On the contrary I make a very clear distinction. I know something about
knowledge, in fact knowledge (information) is the only thing that I or
anybody else knows anything about. Our brain invents theories to explain
the signals that come from our sense organs. Those theories explain how
some sense sensations relate to other sense sensations.

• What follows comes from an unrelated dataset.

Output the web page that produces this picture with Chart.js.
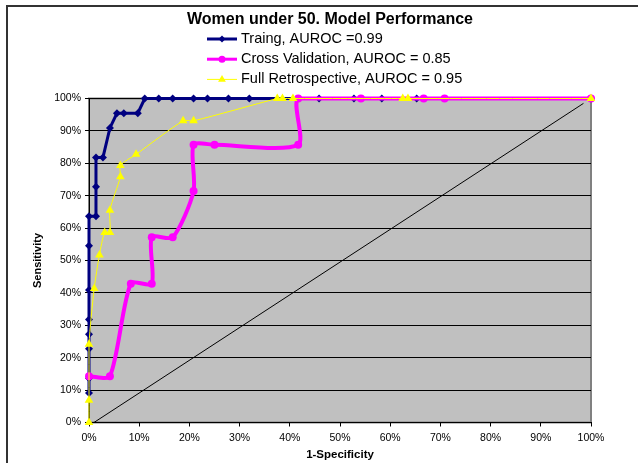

For example we receive information from our eyes, we interpret that
information as a rock moving at high speed and heading toward a large plate
glass window, we invent a theory that predicts that very soon we will
receive another sensation, this time from our ears, that we will describe
as the sound of breaking glass. Soon our prediction is confirmed so the
theory is successful; but we should remember that the sound of broken glass
is not broken glass, the look of broken glass is not broken glass, the feel
of broken glass is not broken glass. What "IS" broken glass? It must have
stable properties of some sort or I wouldn't be able to identify it as a
"thing". I don't know what those ultimate stable properties are, but I know
what they are not, they are not sense sensations, they are not qualia. I
have no idea what glass "IS". The sad truth is, I can point to "things" but
I don't know what a thing "IS" and I'm not even sure that I know what "IS"
is.


> > Your knowledge of 650 NM light is more abstract.
>

No it is not. I don't know if it's correct or not but I know with a
certainty that needs no proof that my knowledge of  650 NM light exists,
but if you tell me that a new attribute of 650 NM light itself exists I'm
going to need proof.


>  > Real physical light is something that is very physically real (not
> abstract),
>

Less abstract than direct experience? Don't be silly.

> a redness quality is less abstract than anything.


I could not agree with you more. So what are we arguing about?